Robert T. Kiyosaki
The foundation of financial independence relies on understanding the difference between earning an income and building wealth. Employees trade their time for a salary, trapping themselves in a cycle fueled by the fear of losing their jobs and the greed to consume more. True wealth generation requires shifting focus from increasing an hourly wage to acquiring systems and investments that produce recurring revenue.
Financial literacy begins with a strict categorization of personal property based on cash flow. An asset actively puts money into your pocket, while a liability takes money out. Traditional financial advice often mislabels personal residences and vehicles as assets. Because these items demand continuous expenses like mortgages, maintenance, and taxes, they function as liabilities that steadily drain financial resources.
Specific investment strategies promoted in the late twentieth century fail to translate into modern economic stability. Relying heavily on flipping foreclosures, investing in obscure tax liens, or purchasing penny stocks introduces massive risk for average individuals. Modern markets are dominated by institutional investors and computerized auctions, rendering these speculative tactics largely ineffective for contemporary wealth building.
The initial commercial success of this financial philosophy was heavily driven by multi level marketing organizations. Distributors within these networks actively pushed the material to their downlines because the narrative aligned perfectly with their recruitment pitches. Recommending that people join these networks simply to learn sales skills exposes individuals to predatory business models rather than teaching genuine entrepreneurial value creation.

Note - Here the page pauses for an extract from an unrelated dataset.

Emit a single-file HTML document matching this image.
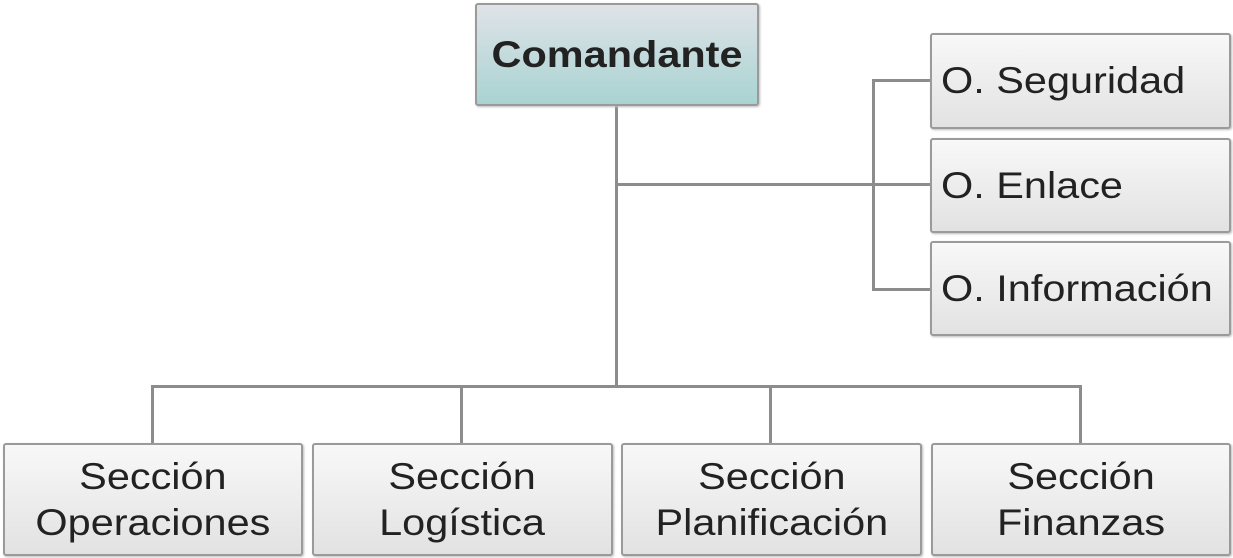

Wealthy individuals utilize corporate structures to alter the sequence of taxation and consumption. Regular employees earn money, pay taxes immediately through withholding, and then spend what remains. Business owners operating through corporations earn money, spend pre tax dollars on permissible business expenses, and only pay taxes on the remaining profit. This structural advantage legally protects income streams and accelerates the accumulation of capital.
Focusing exclusively on physical real estate creates significant vulnerabilities in volatile economic environments. The high cost of leverage and rising property taxes make single rental properties risky endeavors. Investors actively seeking passive income now turn to real estate investment trusts and broad market index funds to achieve necessary liquidity and protect their portfolios against rapid technological disruptions.
Schools systematically train students to become specialized employees rather than financially literate business operators. Developing financial intelligence requires mastering accounting basics, investing science, market dynamics, and corporate law. This combined knowledge mitigates the fear of losing money and empowers individuals to recognize lucrative opportunities that remain invisible to those who only understand working hard for a paycheck.